═════ INFORMATION PROVIDED ═════

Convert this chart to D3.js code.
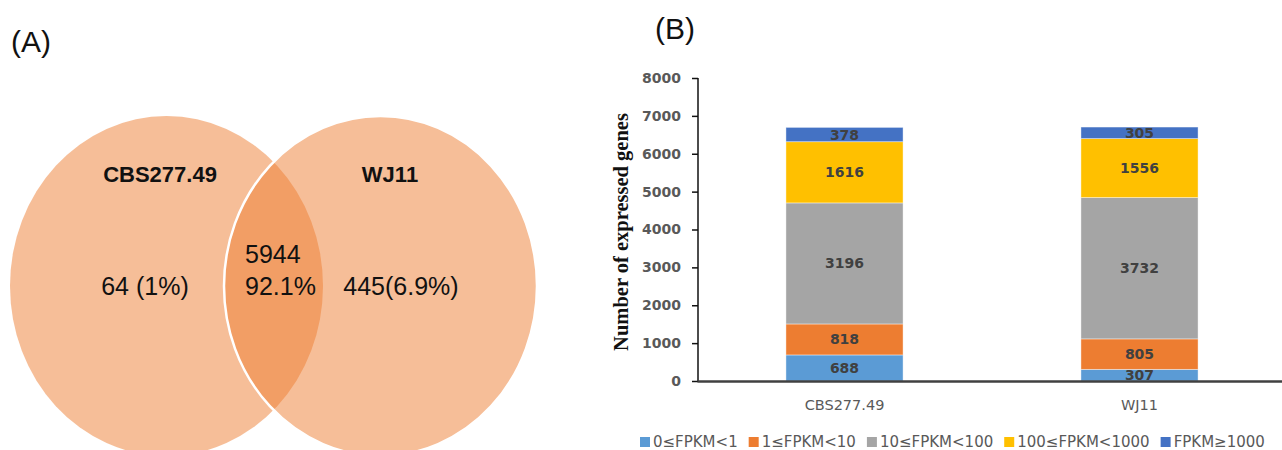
<!DOCTYPE html>
<html>
<head>
<meta charset="utf-8">
<script src="https://cdn.jsdelivr.net/npm/d3@7/dist/d3.min.js"></script>
<style>
  html, body { margin: 0; padding: 0; background: #fff; }
  svg { display: block; }
</style>
</head>
<body>
<svg id="chart" width="1282" height="450"></svg>
<script>
// ---------- DATA ----------
const vennSets = ["CBS277.49", "WJ11"];
const vennOnlyLabels = ["64 (1%)", "445(6.9%)"];
const vennShared = ["5944", "92.1%"];

const categories = ["CBS277.49", "WJ11"];
const seriesNames = ["0≤FPKM<1", "1≤FPKM<10", "10≤FPKM<100", "100≤FPKM<1000", "FPKM≥1000"];
const seriesColors = ["#5B9BD5", "#ED7D31", "#A5A5A5", "#FFC000", "#4472C4"];
const valuesCBS = [688, 818, 3196, 1616, 378];
const valuesWJ11 = [307, 805, 3732, 1556, 305];
const yTicks = [0, 1000, 2000, 3000, 4000, 5000, 6000, 7000, 8000];
const yTitle = "Number of expressed genes";

// ---------- SETUP ----------
const svg = d3.select("#chart");

// ---------- PANEL A: VENN ----------
const gA = svg.append("g");
gA.append("text").attr("x", 11).attr("y", 52)
  .attr("font-family", "Liberation Sans, Arial, sans-serif")
  .attr("font-size", 30).attr("fill", "#111").text("(A)");

const vennLayout = [
  { cx: 166.5, cy: 286, rx: 156.5, ry: 170 },
  { cx: 380.5, cy: 286, rx: 156.5, ry: 170 }
];
gA.append("ellipse").datum(vennLayout[0])
  .attr("cx", d => d.cx).attr("cy", d => d.cy).attr("rx", d => d.rx).attr("ry", d => d.ry)
  .attr("fill", "#ED7D31").attr("fill-opacity", 0.5);
gA.append("ellipse").datum(vennLayout[1])
  .attr("cx", d => d.cx).attr("cy", d => d.cy).attr("rx", d => d.rx).attr("ry", d => d.ry)
  .attr("fill", "#ED7D31").attr("fill-opacity", 0.5)
  .attr("stroke", "#fff").attr("stroke-width", 2.5);

const vFont = "Liberation Sans, Arial, sans-serif";
const nameX = [160, 390];
vennSets.forEach((s, i) => {
  gA.append("text").attr("x", nameX[i]).attr("y", 182).attr("text-anchor", "middle")
    .attr("font-family", vFont).attr("font-weight", "bold").attr("font-size", 22)
    .attr("fill", "#111").text(s);
});
const onlyX = [145, 401];
vennOnlyLabels.forEach((s, i) => {
  gA.append("text").attr("x", onlyX[i]).attr("y", 295).attr("text-anchor", "middle")
    .attr("font-family", vFont).attr("font-size", 25).attr("fill", "#111").text(s);
});
vennShared.forEach((s, i) => {
  gA.append("text").attr("x", 245).attr("y", i === 0 ? 263 : 295)
    .attr("font-family", vFont).attr("font-size", 25).attr("fill", "#111").text(s);
});

// ---------- PANEL B: STACKED BAR ----------
const gB = svg.append("g");
gB.append("text").attr("x", 655).attr("y", 39)
  .attr("font-family", "Liberation Sans, Arial, sans-serif")
  .attr("font-size", 30).attr("fill", "#111").text("(B)");

const x = d3.scaleBand().domain(categories).range([697, 1287])
  .paddingInner(0.603).paddingOuter(0.3015);
const y = d3.scaleLinear().domain([0, 8000]).range([381, 78]);

const table = categories.map((c, i) => {
  const vals = i === 0 ? valuesCBS : valuesWJ11;
  const o = { cat: c };
  seriesNames.forEach((s, j) => o[s] = vals[j]);
  return o;
});
const stack = d3.stack().keys(seriesNames)(table);

const layers = gB.selectAll("g.layer").data(stack).enter().append("g")
  .attr("class", "layer").attr("fill", (d, i) => seriesColors[i]);
layers.selectAll("rect").data(d => d).enter().append("rect")
  .attr("x", d => x(d.data.cat)).attr("width", x.bandwidth())
  .attr("y", d => y(d[1])).attr("height", d => y(d[0]) - y(d[1]))
  .attr("stroke", "#fff").attr("stroke-opacity", 0.5).attr("stroke-width", 0.8);

layers.selectAll("text").data(d => d.map(v => ({ v, key: d.key }))).enter().append("text")
  .attr("x", d => x(d.v.data.cat) + x.bandwidth() / 2)
  .attr("y", d => (y(d.v[0]) + y(d.v[1])) / 2 + 5)
  .attr("text-anchor", "middle")
  .attr("font-family", "DejaVu Sans, sans-serif").attr("font-weight", "bold")
  .attr("font-size", 14).attr("fill", "#404040")
  .text(d => d.v.data[d.key]);

// Y axis
const yAxis = gB.append("g").attr("transform", "translate(698,0)")
  .call(d3.axisLeft(y).tickValues(yTicks).tickSize(6).tickPadding(11).tickFormat(d3.format("d")));
yAxis.select(".domain").attr("stroke", "#111").attr("stroke-width", 1.5).attr("d", "M0,78V381");
yAxis.selectAll(".tick line").attr("stroke", "#111").attr("stroke-width", 1.5);
yAxis.selectAll(".tick text").attr("font-family", "DejaVu Sans, sans-serif")
  .attr("font-weight", "bold").attr("font-size", 14).attr("fill", "#595959");

// X axis
const xAxis = gB.append("g").attr("transform", "translate(0,381)")
  .call(d3.axisBottom(x).tickSize(0).tickPadding(19));
xAxis.select(".domain").attr("stroke", "#404040").attr("stroke-width", 2.5);
xAxis.selectAll(".tick text").attr("font-family", "DejaVu Sans, sans-serif")
  .attr("font-size", 14.5).attr("fill", "#595959");

// Y title
gB.append("text").attr("transform", "translate(628,232) rotate(-90)")
  .attr("text-anchor", "middle")
  .attr("font-family", "Liberation Serif, Times New Roman, serif")
  .attr("font-weight", "bold").attr("font-size", 20.5).attr("fill", "#111")
  .text(yTitle);

// Legend
const leg = gB.append("g");
let lx = 640;
seriesNames.forEach((s, i) => {
  leg.append("rect").attr("x", lx).attr("y", 437).attr("width", 10).attr("height", 10)
    .attr("fill", seriesColors[i]);
  const t = leg.append("text").attr("x", lx + 13).attr("y", 447)
    .attr("font-family", "DejaVu Sans, sans-serif").attr("font-size", 15)
    .attr("fill", "#595959").text(s);
  lx += 13 + t.node().getComputedTextLength() + 11;
});
</script>
</body>
</html>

═════

GOAL:
Pictures in the data above should not be copied; transcribe everything else exactly.

REPLY TO THE EXERCISE:
Convert this chart to D3.js code.
<!DOCTYPE html>
<html>
<head>
<meta charset="utf-8">
<script src="https://cdn.jsdelivr.net/npm/d3@7/dist/d3.min.js"></script>
<style>
  html, body { margin: 0; padding: 0; background: #fff; }
  svg { display: block; }
</style>
</head>
<body>
<svg id="chart" width="1282" height="450"></svg>
<script>
// ---------- DATA ----------
const vennSets = ["CBS277.49", "WJ11"];
const vennOnlyLabels = ["64 (1%)", "445(6.9%)"];
const vennShared = ["5944", "92.1%"];

const categories = ["CBS277.49", "WJ11"];
const seriesNames = ["0≤FPKM<1", "1≤FPKM<10", "10≤FPKM<100", "100≤FPKM<1000", "FPKM≥1000"];
const seriesColors = ["#5B9BD5", "#ED7D31", "#A5A5A5", "#FFC000", "#4472C4"];
const valuesCBS = [688, 818, 3196, 1616, 378];
const valuesWJ11 = [307, 805, 3732, 1556, 305];
const yTicks = [0, 1000, 2000, 3000, 4000, 5000, 6000, 7000, 8000];
const yTitle = "Number of expressed genes";

// ---------- SETUP ----------
const svg = d3.select("#chart");

// ---------- PANEL A: VENN ----------
const gA = svg.append("g");
gA.append("text").attr("x", 11).attr("y", 52)
  .attr("font-family", "Liberation Sans, Arial, sans-serif")
  .attr("font-size", 30).attr("fill", "#111").text("(A)");

const vennLayout = [
  { cx: 166.5, cy: 286, rx: 156.5, ry: 170 },
  { cx: 380.5, cy: 286, rx: 156.5, ry: 170 }
];
gA.append("ellipse").datum(vennLayout[0])
  .attr("cx", d => d.cx).attr("cy", d => d.cy).attr("rx", d => d.rx).attr("ry", d => d.ry)
  .attr("fill", "#ED7D31").attr("fill-opacity", 0.5);
gA.append("ellipse").datum(vennLayout[1])
  .attr("cx", d => d.cx).attr("cy", d => d.cy).attr("rx", d => d.rx).attr("ry", d => d.ry)
  .attr("fill", "#ED7D31").attr("fill-opacity", 0.5)
  .attr("stroke", "#fff").attr("stroke-width", 2.5);

const vFont = "Liberation Sans, Arial, sans-serif";
const nameX = [160, 390];
vennSets.forEach((s, i) => {
  gA.append("text").attr("x", nameX[i]).attr("y", 182).attr("text-anchor", "middle")
    .attr("font-family", vFont).attr("font-weight", "bold").attr("font-size", 22)
    .attr("fill", "#111").text(s);
});
const onlyX = [145, 401];
vennOnlyLabels.forEach((s, i) => {
  gA.append("text").attr("x", onlyX[i]).attr("y", 295).attr("text-anchor", "middle")
    .attr("font-family", vFont).attr("font-size", 25).attr("fill", "#111").text(s);
});
vennShared.forEach((s, i) => {
  gA.append("text").attr("x", 245).attr("y", i === 0 ? 263 : 295)
    .attr("font-family", vFont).attr("font-size", 25).attr("fill", "#111").text(s);
});

// ---------- PANEL B: STACKED BAR ----------
const gB = svg.append("g");
gB.append("text").attr("x", 655).attr("y", 39)
  .attr("font-family", "Liberation Sans, Arial, sans-serif")
  .attr("font-size", 30).attr("fill", "#111").text("(B)");

const x = d3.scaleBand().domain(categories).range([697, 1287])
  .paddingInner(0.603).paddingOuter(0.3015);
const y = d3.scaleLinear().domain([0, 8000]).range([381, 78]);

const table = categories.map((c, i) => {
  const vals = i === 0 ? valuesCBS : valuesWJ11;
  const o = { cat: c };
  seriesNames.forEach((s, j) => o[s] = vals[j]);
  return o;
});
const stack = d3.stack().keys(seriesNames)(table);

const layers = gB.selectAll("g.layer").data(stack).enter().append("g")
  .attr("class", "layer").attr("fill", (d, i) => seriesColors[i]);
layers.selectAll("rect").data(d => d).enter().append("rect")
  .attr("x", d => x(d.data.cat)).attr("width", x.bandwidth())
  .attr("y", d => y(d[1])).attr("height", d => y(d[0]) - y(d[1]))
  .attr("stroke", "#fff").attr("stroke-opacity", 0.5).attr("stroke-width", 0.8);

layers.selectAll("text").data(d => d.map(v => ({ v, key: d.key }))).enter().append("text")
  .attr("x", d => x(d.v.data.cat) + x.bandwidth() / 2)
  .attr("y", d => (y(d.v[0]) + y(d.v[1])) / 2 + 5)
  .attr("text-anchor", "middle")
  .attr("font-family", "DejaVu Sans, sans-serif").attr("font-weight", "bold")
  .attr("font-size", 14).attr("fill", "#404040")
  .text(d => d.v.data[d.key]);

// Y axis
const yAxis = gB.append("g").attr("transform", "translate(698,0)")
  .call(d3.axisLeft(y).tickValues(yTicks).tickSize(6).tickPadding(11).tickFormat(d3.format("d")));
yAxis.select(".domain").attr("stroke", "#111").attr("stroke-width", 1.5).attr("d", "M0,78V381");
yAxis.selectAll(".tick line").attr("stroke", "#111").attr("stroke-width", 1.5);
yAxis.selectAll(".tick text").attr("font-family", "DejaVu Sans, sans-serif")
  .attr("font-weight", "bold").attr("font-size", 14).attr("fill", "#595959");

// X axis
const xAxis = gB.append("g").attr("transform", "translate(0,381)")
  .call(d3.axisBottom(x).tickSize(0).tickPadding(19));
xAxis.select(".domain").attr("stroke", "#404040").attr("stroke-width", 2.5);
xAxis.selectAll(".tick text").attr("font-family", "DejaVu Sans, sans-serif")
  .attr("font-size", 14.5).attr("fill", "#595959");

// Y title
gB.append("text").attr("transform", "translate(628,232) rotate(-90)")
  .attr("text-anchor", "middle")
  .attr("font-family", "Liberation Serif, Times New Roman, serif")
  .attr("font-weight", "bold").attr("font-size", 20.5).attr("fill", "#111")
  .text(yTitle);

// Legend
const leg = gB.append("g");
let lx = 640;
seriesNames.forEach((s, i) => {
  leg.append("rect").attr("x", lx).attr("y", 437).attr("width", 10).attr("height", 10)
    .attr("fill", seriesColors[i]);
  const t = leg.append("text").attr("x", lx + 13).attr("y", 447)
    .attr("font-family", "DejaVu Sans, sans-serif").attr("font-size", 15)
    .attr("fill", "#595959").text(s);
  lx += 13 + t.node().getComputedTextLength() + 11;
});
</script>
</body>
</html>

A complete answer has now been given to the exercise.